In Australia, James Bidgood, a first-time Member of Parliament (under investigation for selling pictures of a protester attempting to set fire to himself outside Parliament House), has made it official: the global financial crisis is an act of God.
Funny, but it seems to me that cheating and lying to each other in America's financial markets were acts of stupidity and greed. God may have had a good laugh at all of this, but I have to think that God - or whoever you look up to - is kind of having a good time watching us make fools of ourselves. Check this out ...
Back in Feb. of 1998 the Federal Registry of the United States told the world that the Federal Deposit Corporation (the FDIC) issued a set of new "guidelines" telling its member banks that private market players were cheating and gaming the system with incredibly complex financial instruments. The FDIC warned member banks to be on the look out.
Put another way, the federal government had an idea - and the private sector knew - that the US financial system was sitting on a profitable but explosive financial powder keg, at least ten years before the 2008 market meltdown began. Here's one of the stories I tell in my forthcoming book, The Myth of the Free Market: The Role of the State in a Capitalist Economy ...
One year before the Financial Services Modernization Act (1999) was passed into law, the FDIC issued a set of guidelines for member banks that managed transactions involving collateralized securities. Concerned that deposit-taking institutions had not exercised sufficient risk management, the FDIC distributed a “Statements of Policy”(SOP) document at the beginning of 1998, making it clear that collateralized security transactions were on its radar screen.While Christian fundamentalists, like James Bidgood in Australia, may believe that God gets his jollies from watching us suffer through market collapse, the reality is what's happening now is a product of greed and stupidity (which God, no doubt, gets a chuckle out of).
Although it set out to reacquaint institutions with basic due-diligence procedures, it also listed ways that private firms could defraud FDIC-backed institutions. The SOP guidelines said that private financial institutions weren’t always playing fair with FDIC-backed institutions, especially when it came to complex financial instruments.

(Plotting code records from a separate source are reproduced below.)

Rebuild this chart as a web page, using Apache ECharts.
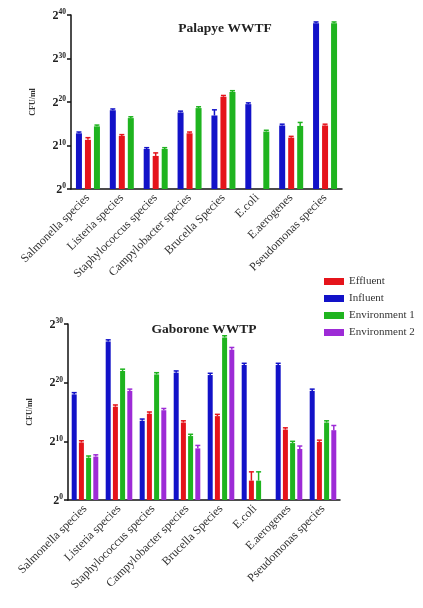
<!DOCTYPE html>
<html><head><meta charset="utf-8">
<script src="https://cdn.jsdelivr.net/npm/echarts@6/dist/echarts.min.js"></script>
<style>html,body{margin:0;padding:0;background:#fff}#c{width:423px;height:608px}</style>
</head><body><div id="c"></div>
<script>
const categories = ['Salmonella species','Listeria species','Staphylococcus species','Campylobacter species','Brucella Species','E.coli','E.aerogenes','Pseudomonas species'];
const yTicks = [0,10,20,30,40];
// Palapye WWTF (exponent of 2, CFU/ml)
const palInfluent = [12.8, 18.1, 9.2, 17.6, 16.9, 19.5, 14.6, 38.1];
const palEffluent = [11.3, 12.2, 7.6, 12.8, 21.2, null, 11.8, 14.6];
const palEnv1     = [14.4, 16.3, 9.2, 18.6, 22.3, 13.2, 14.5, 38.1];
const palErrInfluent = [0.3, 0.3, 0.3, 0.3, 1.3, 0.3, 0.3, 0.3];
const palErrEffluent = [0.5, 0.3, 0.7, 0.3, 0.3, null, 0.3, 0.3];
const palErrEnv1     = [0.3, 0.3, 0.3, 0.3, 0.3, 0.3, 0.8, 0.3];
// Gaborone WWTP
const gabInfluent = [18.0, 27.0, 13.5, 21.7, 21.3, 23.0, 23.0, 18.6];
const gabEffluent = [9.8, 15.9, 14.7, 13.2, 14.3, 3.3, 12.0, 9.9];
const gabEnv1     = [7.2, 22.0, 21.4, 10.9, 27.7, 3.3, 9.7, 13.2];
const gabEnv2     = [7.4, 18.6, 15.3, 8.8, 25.6, null, 8.7, 11.9];
const gabErrInfluent = [0.3, 0.3, 0.3, 0.3, 0.3, 0.3, 0.3, 0.3];
const gabErrEffluent = [0.3, 0.3, 0.3, 0.3, 0.3, 1.5, 0.3, 0.3];
const gabErrEnv1     = [0.3, 0.3, 0.3, 0.3, 0.3, 1.5, 0.3, 0.3];
const gabErrEnv2     = [0.3, 0.3, 0.3, 0.5, 0.4, null, 0.5, 0.8];

const C = {Effluent:'#e5141b', Influent:'#1212c8', 'Environment 1':'#1fb41f', 'Environment 2':'#9d2bd6'};
const FONT = 'Liberation Serif';

function yAxisCfg(gi, max, nameGap){
  return {type:'value', gridIndex:gi, min:0, max:max, interval:10,
    axisLine:{show:true, lineStyle:{color:'#111', width:1.5}},
    axisTick:{show:true, length:4, lineStyle:{color:'#111', width:1.5}},
    splitLine:{show:false},
    axisLabel:{margin:5, formatter:v=>'{b|2}{s|'+v+'}',
      rich:{b:{fontFamily:FONT, fontWeight:'bold', fontSize:12, color:'#222', lineHeight:13, verticalAlign:'bottom'},
            s:{fontFamily:FONT, fontWeight:'bold', fontSize:7.5, color:'#222', lineHeight:13, verticalAlign:'top', padding:[0,0,6,0]}}},
    name:'CFU/ml', nameLocation:'middle', nameGap:nameGap, nameRotate:90,
    nameTextStyle:{fontFamily:FONT, fontWeight:'bold', fontSize:8, color:'#333'}};
}
function xAxisCfg(gi){
  return {type:'category', gridIndex:gi, data:categories, boundaryGap:true,
    axisLine:{lineStyle:{color:'#111', width:1.5}},
    axisTick:{alignWithLabel:true, length:4, lineStyle:{color:'#111', width:1.5}},
    axisLabel:{interval:0, rotate:45, margin:7, fontFamily:FONT, fontSize:12, color:'#333'}};
}
function bars(name, data, gi, bw, gap){
  return {name, type:'bar', xAxisIndex:gi, yAxisIndex:gi, data:data, barWidth:bw, barGap:gap,
    itemStyle:{color:C[name]}, z:2};
}
function errs(name, vals, err, gi, offset){
  const d = vals.map((v,i)=> v==null ? null : [i, v, err[i]]).filter(x=>x);
  return {name, type:'custom', xAxisIndex:gi, yAxisIndex:gi, data:d, z:3, silent:true,
    renderItem:function(params, api){
      const i=api.value(0), v=api.value(1), e=api.value(2);
      const t=api.coord([i, v+e]), b=api.coord([i, v]);
      const cx=t[0]+offset;
      return {type:'group', children:[
        {type:'line', shape:{x1:cx,y1:t[1],x2:cx,y2:b[1]}, style:{stroke:C[name], lineWidth:1.5}},
        {type:'line', shape:{x1:cx-2.5,y1:t[1],x2:cx+2.5,y2:t[1]}, style:{stroke:C[name], lineWidth:1.5}}
      ]};
    }};
}

const chart = echarts.init(document.getElementById('c'), null, {renderer:'canvas'});
chart.setOption({
  backgroundColor:'#fff',
  animation:false,
  title:[
    {text:'Palapye WWTF', left:220, top:17, textAlign:'center', textStyle:{fontFamily:FONT, fontWeight:'bold', fontSize:13.5, color:'#222'}},
    {text:'Gaborone WWTP', left:199, top:318, textAlign:'center', textStyle:{fontFamily:FONT, fontWeight:'bold', fontSize:13.5, color:'#222'}}
  ],
  legend:{orient:'vertical', left:319, top:271, itemWidth:20, itemHeight:7, itemGap:6,
    data:['Effluent','Influent','Environment 1','Environment 2'],
    textStyle:{fontFamily:FONT, fontSize:11, color:'#333'}, icon:'rect'},
  grid:[
    {left:71, right:81, top:15, bottom:419},
    {left:68, right:83, top:324, bottom:108}
  ],
  xAxis:[xAxisCfg(0), xAxisCfg(1)],
  yAxis:[yAxisCfg(0,40,34), yAxisCfg(1,30,34)],
  series:[
    bars('Influent', palInfluent, 0, 6, '50%'),
    bars('Effluent', palEffluent, 0, 6, '50%'),
    bars('Environment 1', palEnv1, 0, 6, '50%'),
    errs('Influent', palInfluent, palErrInfluent, 0, -9),
    errs('Effluent', palEffluent, palErrEffluent, 0, 0),
    errs('Environment 1', palEnv1, palErrEnv1, 0, 9),
    bars('Influent', gabInfluent, 1, 5, '44%'),
    bars('Effluent', gabEffluent, 1, 5, '44%'),
    bars('Environment 1', gabEnv1, 1, 5, '44%'),
    bars('Environment 2', gabEnv2, 1, 5, '44%'),
    errs('Influent', gabInfluent, gabErrInfluent, 1, -10.8),
    errs('Effluent', gabEffluent, gabErrEffluent, 1, -3.6),
    errs('Environment 1', gabEnv1, gabErrEnv1, 1, 3.6),
    errs('Environment 2', gabEnv2, gabErrEnv2, 1, 10.8)
  ]
});
</script></body></html>
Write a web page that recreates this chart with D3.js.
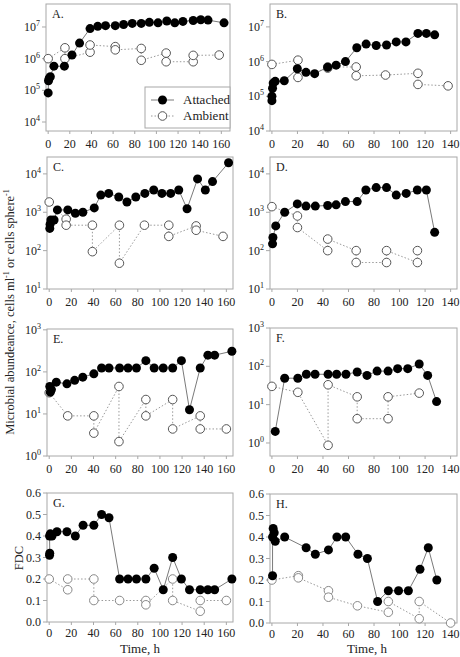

Included among the embarrassingly basic rules of caution covered were “know your counterparty,” credit analysis, and credit-limit reviews. The guidelines were so simple that it was difficult to tell whether they were issued for seasoned FDIC-affiliated banking institutions or were really geared to the new finance guy at the local car dealership. Still, one thing stood out: in the wake of the 2008 market collapse, the 1998 SOP offered a crow’s nest view of what went wrong.
Pointing to the tactics of subsidiaries belonging to “financially stronger and better-known firms,” the SOP warns that larger corporations “may not be legally obligated to stand behind the transactions of related companies,” so the subsidiary may not be credit worthy. What is the FDIC’s advice? Don’t trust the other guy’s “character” or “integrity” until you get “the stronger firm’s” signature. That this needed to be said should have raised red flags back in 1998. Incredibly, the guidelines get even more basic.
We all know when we purchase a new car that we have to deal with the sales staff, and then with the finance and credit team, who also want to sell us stuff. There’s a reason why the owners of car dealerships keep these two positions separate. Apparently these auto dealer insights have not always been prevalent within the FDIC. Burned by too many conflict-of-interest transactions involving sales and finance pulling double duty, the FDIC found it necessary to remind banking institutions that credit evaluations for CDO-affiliated purchases, for example, should be done by “individuals who routinely make credit decisions” and not by those involved in sales. Incredibly, the SOP then advised institutions to be on the lookout for buyers who were already overextended.
Perhaps the greatest words of caution are saved for institutions that are inclined to believe that CDO instruments could be used as market collateral. The FDIC guidelines make it clear that because a bank has a CDO-affiliated instrument it doesn’t mean that it’s sitting on an asset for which the book value is equal to the market value. The 1998 guidelines suggest, for example, that, if a $100 million CDO transaction has occurred, “experience has shown” that the underlying product or contract “will not serve as protection” if the subsidiary fails or if the firm does not have control over the security.
It's really that simple. We can fix this.